From: Joseph Wakeling
Subject: Re: bounties
Date: Mon, 21 Jun 2010 15:50:12 +0200
User-agent: Mozilla/5.0 (X11; U; Linux x86_64; en-US; rv:1.9.1.9) Gecko/20100423 Thunderbird/3.0.4

On 06/21/2010 01:46 PM, David Kastrup wrote:
> You wish.  It is a problem when Lilypond is the best tool for the job
> and/or the cheapest.

'Cheapest' is IMO nowhere near as relevant as many people think,
especially when it relates to organizations like publishers or
universities that have large budgets anyway.

As for 'best tool for the job', what job are you referring to?  Are you
sure it is the job that everyone else is trying to do?

> Well, by now everybody and his dog writes diatribes how Stallman and the
> Free Software Foundation and free software are on the road to total
> failure and need to make themselves indistinguishable from those systems
> for which they provide alternatives.

Not me.  I'm with Stallman in the struggle for software freedom, and
find myself amazed by how often people misrepresent and misunderstand
what he and the FSF are on about.

Note that I did list ideological/philosophical reasons as one of the
principal ways to get the self-motivation to learn to use Lilypond.  (It
worked for me.)

> It takes a Stallman to keep course even when in the middle of a
> popularity shouting contest.

Yea, but right now we're not talking about a popularity contest.  It
would be very nice if universities and publishers all enthusiastically
took up the use of Lilypond, but what we're talking about now is
something much simpler -- raising money to dedicate to Lilypond
development and project sustainability.

> For each given platform.  Separately.  Sounds like employment for a
> number of platform-localized frogs.

Well, you have 3 platforms you need to address -- Windows, Mac and
'other UNIX' (GNU+LINUX/BSD/OpenSolaris/.....), the commonalities and
tech-savvy of the latter group being enough that you can group them
together.  Plus most of a 'quick start' would be platform-independent.
All you need is an instruction along the lines of, 'Edit text file
[suggest platform-specific editors], open up command line [with
platform-specific instructions], run Lilypond from the command line.

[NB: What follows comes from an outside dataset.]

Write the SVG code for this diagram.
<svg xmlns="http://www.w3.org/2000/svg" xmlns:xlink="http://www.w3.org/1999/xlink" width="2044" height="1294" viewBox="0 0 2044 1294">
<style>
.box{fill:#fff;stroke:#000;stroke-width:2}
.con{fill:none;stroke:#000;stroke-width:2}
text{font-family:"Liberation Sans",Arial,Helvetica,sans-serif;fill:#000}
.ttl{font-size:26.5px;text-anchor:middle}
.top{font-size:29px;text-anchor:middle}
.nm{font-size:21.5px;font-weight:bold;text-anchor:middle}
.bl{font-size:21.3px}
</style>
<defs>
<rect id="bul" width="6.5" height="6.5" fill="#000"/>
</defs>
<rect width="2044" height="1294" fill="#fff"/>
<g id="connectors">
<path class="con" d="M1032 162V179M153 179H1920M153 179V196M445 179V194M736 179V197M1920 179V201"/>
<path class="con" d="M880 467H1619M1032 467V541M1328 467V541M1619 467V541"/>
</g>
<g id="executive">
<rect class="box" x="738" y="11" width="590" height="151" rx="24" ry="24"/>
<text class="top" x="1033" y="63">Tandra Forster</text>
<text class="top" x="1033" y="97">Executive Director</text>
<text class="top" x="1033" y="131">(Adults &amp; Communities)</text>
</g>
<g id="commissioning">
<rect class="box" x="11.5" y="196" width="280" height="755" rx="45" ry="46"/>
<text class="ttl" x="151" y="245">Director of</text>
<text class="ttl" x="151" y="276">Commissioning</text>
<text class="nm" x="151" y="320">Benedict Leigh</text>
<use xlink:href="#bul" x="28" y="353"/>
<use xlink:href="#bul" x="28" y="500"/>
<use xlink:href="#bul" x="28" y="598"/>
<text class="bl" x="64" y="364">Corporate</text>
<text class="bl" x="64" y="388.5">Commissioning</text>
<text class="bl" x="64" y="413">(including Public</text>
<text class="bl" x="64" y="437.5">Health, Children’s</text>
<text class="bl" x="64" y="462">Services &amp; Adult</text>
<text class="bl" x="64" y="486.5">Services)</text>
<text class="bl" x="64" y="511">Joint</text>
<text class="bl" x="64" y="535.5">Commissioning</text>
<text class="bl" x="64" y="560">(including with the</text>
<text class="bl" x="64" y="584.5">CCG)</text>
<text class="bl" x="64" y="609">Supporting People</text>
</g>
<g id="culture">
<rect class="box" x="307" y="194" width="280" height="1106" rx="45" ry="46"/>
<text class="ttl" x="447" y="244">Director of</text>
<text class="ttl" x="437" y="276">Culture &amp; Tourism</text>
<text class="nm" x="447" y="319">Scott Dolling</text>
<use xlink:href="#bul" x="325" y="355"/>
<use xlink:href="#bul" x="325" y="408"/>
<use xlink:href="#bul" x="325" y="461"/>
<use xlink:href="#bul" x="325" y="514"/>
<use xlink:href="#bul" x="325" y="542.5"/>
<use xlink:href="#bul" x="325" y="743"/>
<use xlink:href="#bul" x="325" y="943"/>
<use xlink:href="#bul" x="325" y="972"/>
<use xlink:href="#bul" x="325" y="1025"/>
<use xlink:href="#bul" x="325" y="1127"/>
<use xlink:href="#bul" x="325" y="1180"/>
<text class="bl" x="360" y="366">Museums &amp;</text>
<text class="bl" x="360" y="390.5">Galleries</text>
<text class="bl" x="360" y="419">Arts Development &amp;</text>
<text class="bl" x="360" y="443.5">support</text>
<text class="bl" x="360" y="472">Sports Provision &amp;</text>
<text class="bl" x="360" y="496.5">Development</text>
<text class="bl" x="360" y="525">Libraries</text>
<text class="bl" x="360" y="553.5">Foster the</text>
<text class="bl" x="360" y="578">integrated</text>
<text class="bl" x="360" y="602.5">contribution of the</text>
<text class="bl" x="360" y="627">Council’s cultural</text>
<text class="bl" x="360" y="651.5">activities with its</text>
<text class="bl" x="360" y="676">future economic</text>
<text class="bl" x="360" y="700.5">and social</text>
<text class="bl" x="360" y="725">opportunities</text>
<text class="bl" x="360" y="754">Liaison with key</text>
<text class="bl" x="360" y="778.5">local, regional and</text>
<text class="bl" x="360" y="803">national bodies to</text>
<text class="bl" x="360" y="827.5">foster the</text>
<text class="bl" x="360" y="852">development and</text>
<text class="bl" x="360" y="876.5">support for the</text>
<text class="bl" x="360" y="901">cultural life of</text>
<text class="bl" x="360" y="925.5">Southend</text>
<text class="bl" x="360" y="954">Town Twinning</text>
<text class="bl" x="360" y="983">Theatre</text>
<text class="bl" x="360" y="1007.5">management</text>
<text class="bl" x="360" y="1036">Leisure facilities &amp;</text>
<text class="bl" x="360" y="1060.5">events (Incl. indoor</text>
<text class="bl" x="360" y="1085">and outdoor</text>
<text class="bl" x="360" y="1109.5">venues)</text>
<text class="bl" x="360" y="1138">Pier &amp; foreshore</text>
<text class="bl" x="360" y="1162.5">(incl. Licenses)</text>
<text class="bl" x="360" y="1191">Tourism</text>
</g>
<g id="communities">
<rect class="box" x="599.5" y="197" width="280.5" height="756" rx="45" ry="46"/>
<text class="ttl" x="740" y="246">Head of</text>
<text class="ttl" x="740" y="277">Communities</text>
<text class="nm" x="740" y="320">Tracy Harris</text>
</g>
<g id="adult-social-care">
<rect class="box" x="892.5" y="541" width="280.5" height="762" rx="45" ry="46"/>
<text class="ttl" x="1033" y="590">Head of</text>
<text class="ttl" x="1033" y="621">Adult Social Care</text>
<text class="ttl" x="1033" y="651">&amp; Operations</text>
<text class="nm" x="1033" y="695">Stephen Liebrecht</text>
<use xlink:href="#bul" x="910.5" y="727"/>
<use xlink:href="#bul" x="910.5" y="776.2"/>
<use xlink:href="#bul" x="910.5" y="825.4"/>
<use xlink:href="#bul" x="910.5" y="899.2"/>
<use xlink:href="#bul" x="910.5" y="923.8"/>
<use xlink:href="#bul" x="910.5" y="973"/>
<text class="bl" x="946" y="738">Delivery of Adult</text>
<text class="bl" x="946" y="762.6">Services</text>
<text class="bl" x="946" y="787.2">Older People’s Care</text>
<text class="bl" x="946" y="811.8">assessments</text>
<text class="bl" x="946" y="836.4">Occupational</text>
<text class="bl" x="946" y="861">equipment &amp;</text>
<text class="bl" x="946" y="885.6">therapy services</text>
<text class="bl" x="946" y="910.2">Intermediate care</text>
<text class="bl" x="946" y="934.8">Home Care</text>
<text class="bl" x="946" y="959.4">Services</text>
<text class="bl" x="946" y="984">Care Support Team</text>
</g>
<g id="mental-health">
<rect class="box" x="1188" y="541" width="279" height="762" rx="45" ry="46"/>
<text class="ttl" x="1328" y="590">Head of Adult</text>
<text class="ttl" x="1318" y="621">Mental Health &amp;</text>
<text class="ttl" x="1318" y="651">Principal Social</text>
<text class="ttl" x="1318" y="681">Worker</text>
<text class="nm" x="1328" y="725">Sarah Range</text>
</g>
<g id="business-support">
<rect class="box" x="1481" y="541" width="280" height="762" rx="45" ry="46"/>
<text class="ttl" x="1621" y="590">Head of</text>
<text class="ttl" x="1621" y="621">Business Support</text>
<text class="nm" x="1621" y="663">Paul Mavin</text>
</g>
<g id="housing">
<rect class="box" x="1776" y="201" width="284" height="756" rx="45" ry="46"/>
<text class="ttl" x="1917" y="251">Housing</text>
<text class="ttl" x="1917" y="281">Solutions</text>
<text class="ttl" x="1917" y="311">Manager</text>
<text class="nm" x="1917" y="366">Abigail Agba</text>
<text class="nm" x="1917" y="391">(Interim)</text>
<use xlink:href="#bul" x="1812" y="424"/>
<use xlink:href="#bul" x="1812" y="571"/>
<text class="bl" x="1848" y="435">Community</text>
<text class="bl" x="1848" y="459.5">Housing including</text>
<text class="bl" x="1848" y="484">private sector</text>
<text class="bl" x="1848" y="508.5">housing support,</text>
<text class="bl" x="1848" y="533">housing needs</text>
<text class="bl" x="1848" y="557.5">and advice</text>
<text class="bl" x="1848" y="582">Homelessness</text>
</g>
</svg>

Then 'click here for more info', taking you to the online or locally
installed documentation.

> One way of evading the question is to make a compellingly good user
> interface on Emacs (which then runs everywhere), but that's not exactly
> a small task to do.  And there are people who would balk at
> "compellingly good" in the same sentence with "Emacs".

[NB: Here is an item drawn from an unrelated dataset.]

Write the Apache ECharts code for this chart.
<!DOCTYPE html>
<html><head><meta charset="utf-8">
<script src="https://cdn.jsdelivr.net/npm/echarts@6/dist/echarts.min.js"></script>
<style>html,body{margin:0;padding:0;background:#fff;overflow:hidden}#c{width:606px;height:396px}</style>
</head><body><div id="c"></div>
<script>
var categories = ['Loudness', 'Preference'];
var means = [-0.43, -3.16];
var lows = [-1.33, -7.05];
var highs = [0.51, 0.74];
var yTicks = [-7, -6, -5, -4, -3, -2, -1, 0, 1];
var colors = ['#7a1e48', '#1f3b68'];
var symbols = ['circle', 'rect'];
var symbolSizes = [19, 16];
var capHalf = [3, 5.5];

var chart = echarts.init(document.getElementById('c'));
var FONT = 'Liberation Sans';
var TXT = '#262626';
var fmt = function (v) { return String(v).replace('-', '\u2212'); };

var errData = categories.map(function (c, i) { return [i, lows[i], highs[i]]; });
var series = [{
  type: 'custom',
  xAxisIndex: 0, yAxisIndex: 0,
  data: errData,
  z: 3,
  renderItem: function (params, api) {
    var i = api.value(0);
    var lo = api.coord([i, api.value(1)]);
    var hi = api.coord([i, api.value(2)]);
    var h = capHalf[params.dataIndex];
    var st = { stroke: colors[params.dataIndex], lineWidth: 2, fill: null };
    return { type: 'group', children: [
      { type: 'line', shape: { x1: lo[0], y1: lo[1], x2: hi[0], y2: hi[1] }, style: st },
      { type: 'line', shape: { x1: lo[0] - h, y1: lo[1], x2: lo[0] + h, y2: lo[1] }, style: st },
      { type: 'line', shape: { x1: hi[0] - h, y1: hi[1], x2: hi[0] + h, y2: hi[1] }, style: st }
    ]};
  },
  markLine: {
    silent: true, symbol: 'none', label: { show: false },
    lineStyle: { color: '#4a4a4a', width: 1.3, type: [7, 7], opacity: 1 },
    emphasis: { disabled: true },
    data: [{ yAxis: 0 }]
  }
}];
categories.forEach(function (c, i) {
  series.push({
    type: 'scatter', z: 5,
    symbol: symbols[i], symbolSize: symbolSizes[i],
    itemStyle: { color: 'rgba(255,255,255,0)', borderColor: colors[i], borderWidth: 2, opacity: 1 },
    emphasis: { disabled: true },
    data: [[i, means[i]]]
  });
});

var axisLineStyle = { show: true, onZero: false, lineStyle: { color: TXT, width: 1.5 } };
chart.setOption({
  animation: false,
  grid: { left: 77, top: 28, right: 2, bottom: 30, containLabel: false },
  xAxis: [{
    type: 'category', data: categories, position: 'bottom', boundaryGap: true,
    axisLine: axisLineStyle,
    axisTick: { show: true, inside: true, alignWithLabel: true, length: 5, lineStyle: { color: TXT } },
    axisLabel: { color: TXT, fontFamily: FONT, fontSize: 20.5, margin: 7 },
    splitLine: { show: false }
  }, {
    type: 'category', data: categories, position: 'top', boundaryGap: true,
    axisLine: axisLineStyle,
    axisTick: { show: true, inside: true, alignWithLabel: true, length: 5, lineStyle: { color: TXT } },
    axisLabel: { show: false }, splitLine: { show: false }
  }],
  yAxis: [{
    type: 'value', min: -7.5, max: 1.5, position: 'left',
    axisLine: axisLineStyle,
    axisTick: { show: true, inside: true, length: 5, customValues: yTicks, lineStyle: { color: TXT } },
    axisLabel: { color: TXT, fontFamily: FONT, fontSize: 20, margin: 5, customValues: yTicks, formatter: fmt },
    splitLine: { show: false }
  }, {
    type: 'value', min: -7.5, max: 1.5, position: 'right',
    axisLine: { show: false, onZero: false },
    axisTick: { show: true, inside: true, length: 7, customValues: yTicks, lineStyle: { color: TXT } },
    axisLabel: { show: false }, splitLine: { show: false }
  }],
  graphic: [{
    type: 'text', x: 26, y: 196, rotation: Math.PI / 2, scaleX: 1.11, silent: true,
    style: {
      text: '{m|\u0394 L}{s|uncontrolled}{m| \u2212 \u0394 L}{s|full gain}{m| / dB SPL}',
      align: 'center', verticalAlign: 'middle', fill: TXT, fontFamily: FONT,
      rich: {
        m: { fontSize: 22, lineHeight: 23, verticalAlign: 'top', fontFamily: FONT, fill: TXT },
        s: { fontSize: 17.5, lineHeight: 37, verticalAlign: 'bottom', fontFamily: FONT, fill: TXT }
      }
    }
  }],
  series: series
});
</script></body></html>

Despite the power of Emacs it doesn't make sense to me to use it as the
dedicated platform.  Most users of Lilypond, especially beginners, don't
need the possibilities it offers, and it's difficult to 'get' Emacs if
you do not have a need for more than simple text editing.

If I were aiming for an effective cross-platform editing environment for
Lilypond, I would go for Frescobaldi as the leading candidate -- it has
a nice, friendly interface, good functionality, and Qt/KDE based tools
make for good long term candidates for cross-platform applications.